Against established multi-district developers with active portfolios listed across Dubai developers, Metac offers a more concentrated risk profile. Developers such as Sobha Realty or Samana Developers operate across multiple districts and project types, distributing handover risk across independent sites and buyer markets. Metac's single-site exposure means any project-level issue carries a direct and total impact on the developer's full delivery record, with no other active project to counterbalance it.
For investors with conviction on the Dubai Islands corridor specifically, Metac's alignment with that market is a genuine advantage: the developer's focus, approvals, and buyer profile are all calibrated to that location. For buyers who require a multi-cycle Dubai delivery record before committing, the current tracked data does not yet support that comparison. The selection decision rests on how much weight a buyer places on developer legacy versus area conviction. If Dubai Islands is the target, Haven Living is the active Metac launch to assess first.
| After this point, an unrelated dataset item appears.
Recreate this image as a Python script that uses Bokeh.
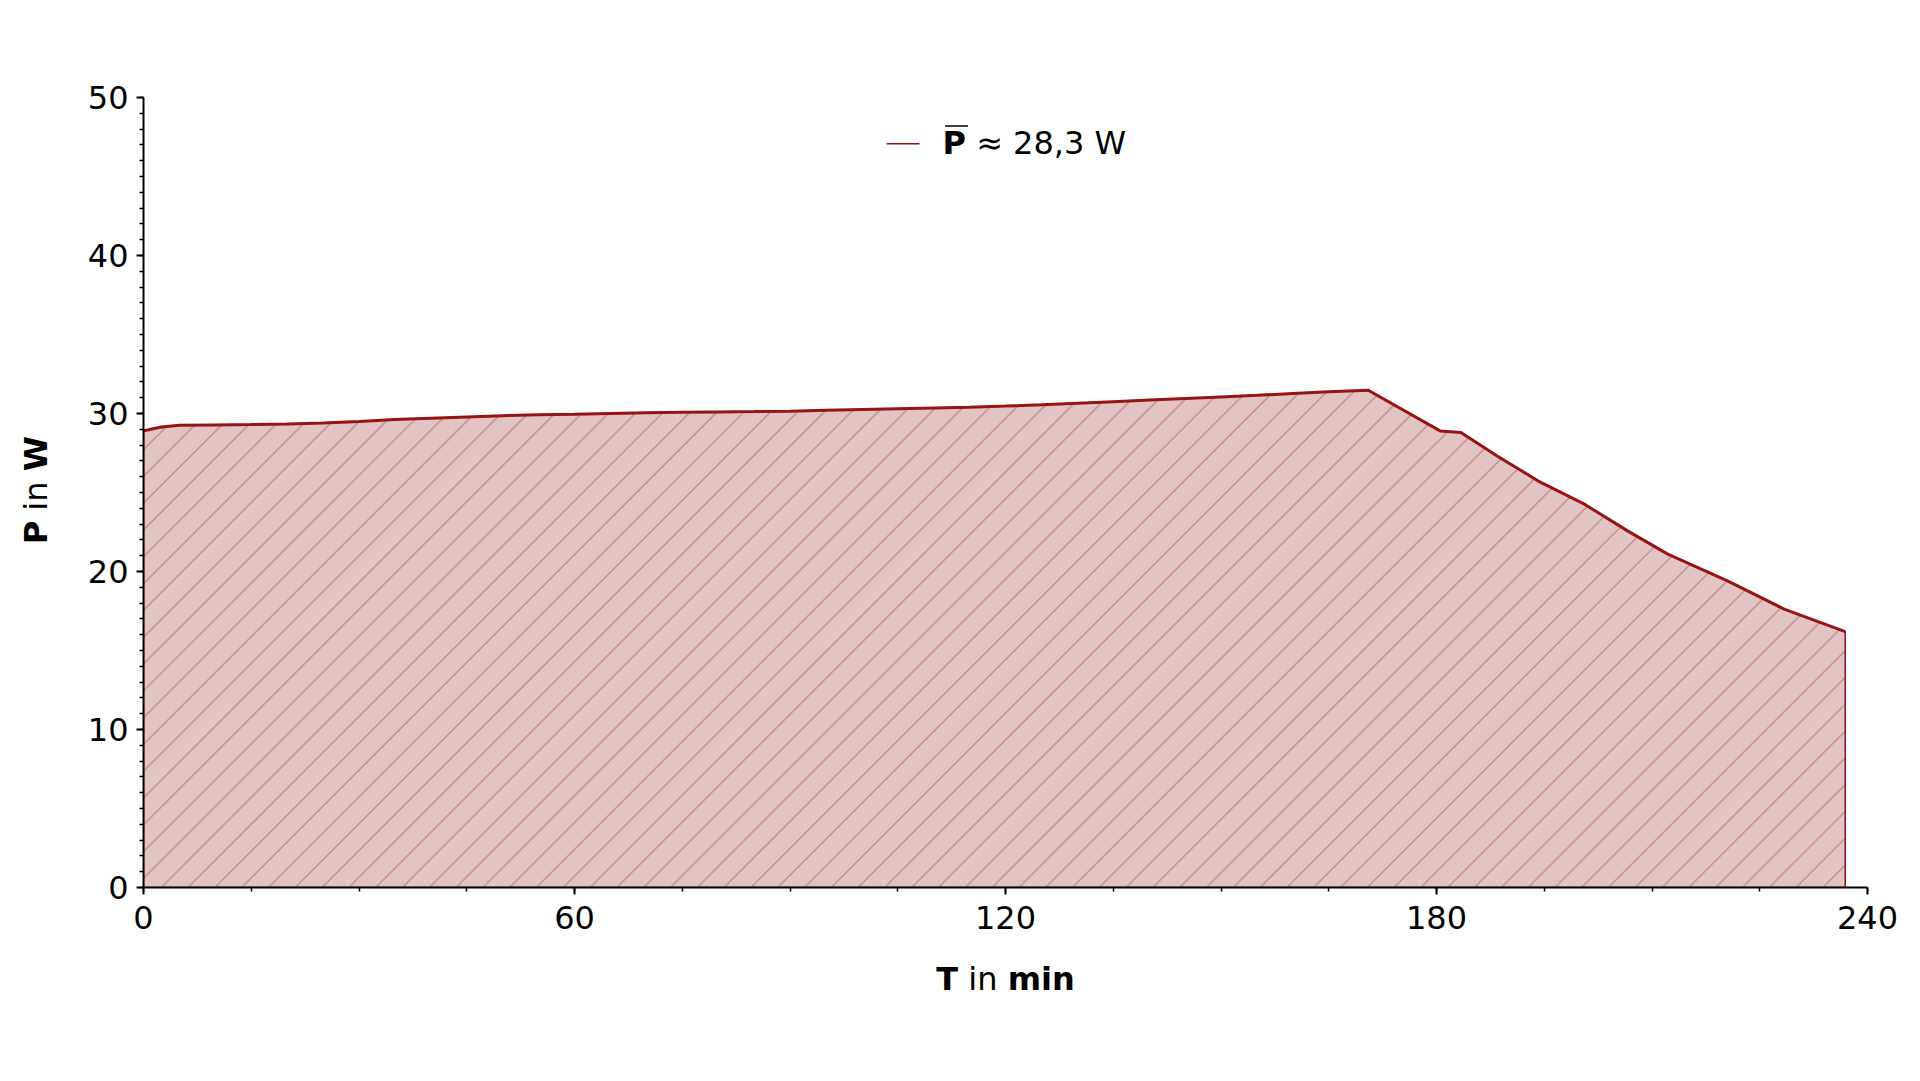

Based on tracked data, Metac Development currently has one project in market: Haven Living on Dubai Islands. There is no documented completion history within the tracked portfolio, which is common for developers entering the Dubai off-plan segment with a focused single-site launch. Buyers should request the developer's RERA registration details and confirm the project's DLD-registered escrow account is active before committing. Ask the developer or a sales team to provide construction progress evidence and a milestone-linked payment schedule, since these are the primary verification anchors when a developer's track record cannot be cross-referenced against prior handovers.
Price on request typically signals one of three scenarios in Dubai's off-plan market: the project is in pre-launch where RERA pricing approval is still being finalised, the developer is running a tiered release to control price compression across payment plan phases, or the product is positioned at a premium where direct buyer negotiation is preferred over open-market advertising. In all three cases, buyers should contact a sales team or the developer directly to obtain the current RERA-filed price schedule and payment plan. The Dubai Land Department off-plan project registry provides a verified price reference once the project is formally filed, and checking that registration confirms both the legal status of the sale and the escrow structure protecting stage payments.
Dubai Islands is a five-island waterfront development off the Deira coastline, master-planned by Nakheel with beachfront access, resort hotels, marina facilities, and direct Gulf frontage. Pricing on the islands currently sits below comparable waterfront addresses such as Palm Jumeirah or Bluewaters Island, and the investment thesis rests on infrastructure completion, hotel activation, and secondary market demand developing as the area matures. For off-plan buyers, the key risk factor is timeline dependency: waterfront destinations under active construction require buyers to verify that road connectivity, utilities, and community services on the specific island hosting their project are confirmed for delivery ahead of residential handover. Buyers should confirm current construction progress on the Dubai Islands infrastructure programme and compare handover dates across active launches on the island before committing.